To pay for this service expansion, the governor has proposed tapping into the state Rainy Day Fund again–a fund meant to cover budget shortfalls during an economic crisis. The estimated cost for the next year will be an additional $146 million in state expenditures and $300 million more through 2021, which will be drawn from the Rainy Day Fund. That fund is projected to grow to $2.5 billion by the end of 2021; in 2018, it stood at $1.37 billion and was drawn upon for property tax reductions that year.
The governor’s lack of new revenue, such as a capital gains tax on wealthy individuals, to pay for new services is suspect. Governor Inslee is seeking a third term and reelection next year, so perhaps he believes his no-new-revenue plan is a good tactic, even though his name will appear alongside the most unpopular and now impeached president in modern history, which is certain to drag down all Republicans on the ballot and likely precipitate their losses across the state–just like in 2018.

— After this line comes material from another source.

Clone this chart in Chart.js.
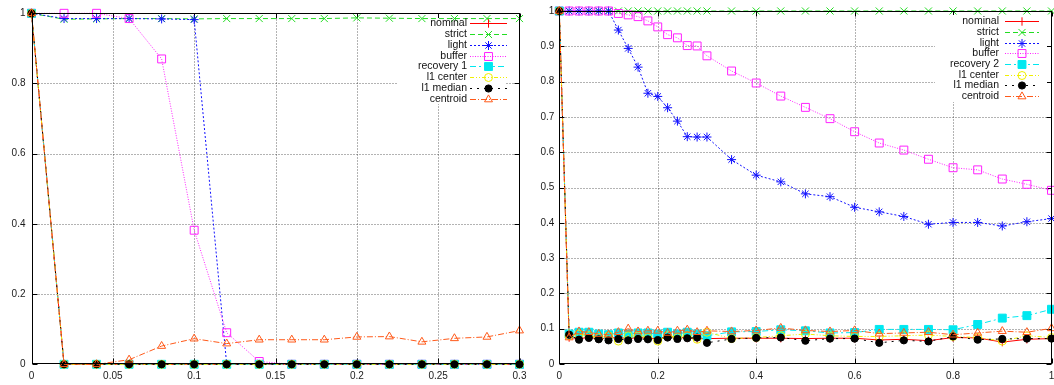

Yesterday, the governor also released his plan to tackle the state rising carbon emissions. His proposal basically boils down to implementing a low-carbon fuel standard–which the Puget Sound Clean Air Agency is pursuing regionally—statewide through the Washington State Department of Ecology, incentives for electric vehicles and electric vehicle charging stations, an emissions standard for ridehailing services, a new tax incentive for solar projects, and more ambitious statutory carbon emission reduction goals. No mention was made on investing in the best solutions to reducing greenhouse gas emissions efficiently and imminently in the transportation system–walking, biking, and transit–and using economic sticks and carrots to reduce vehicle miles traveled, particularly by carbon-intensive vehicles.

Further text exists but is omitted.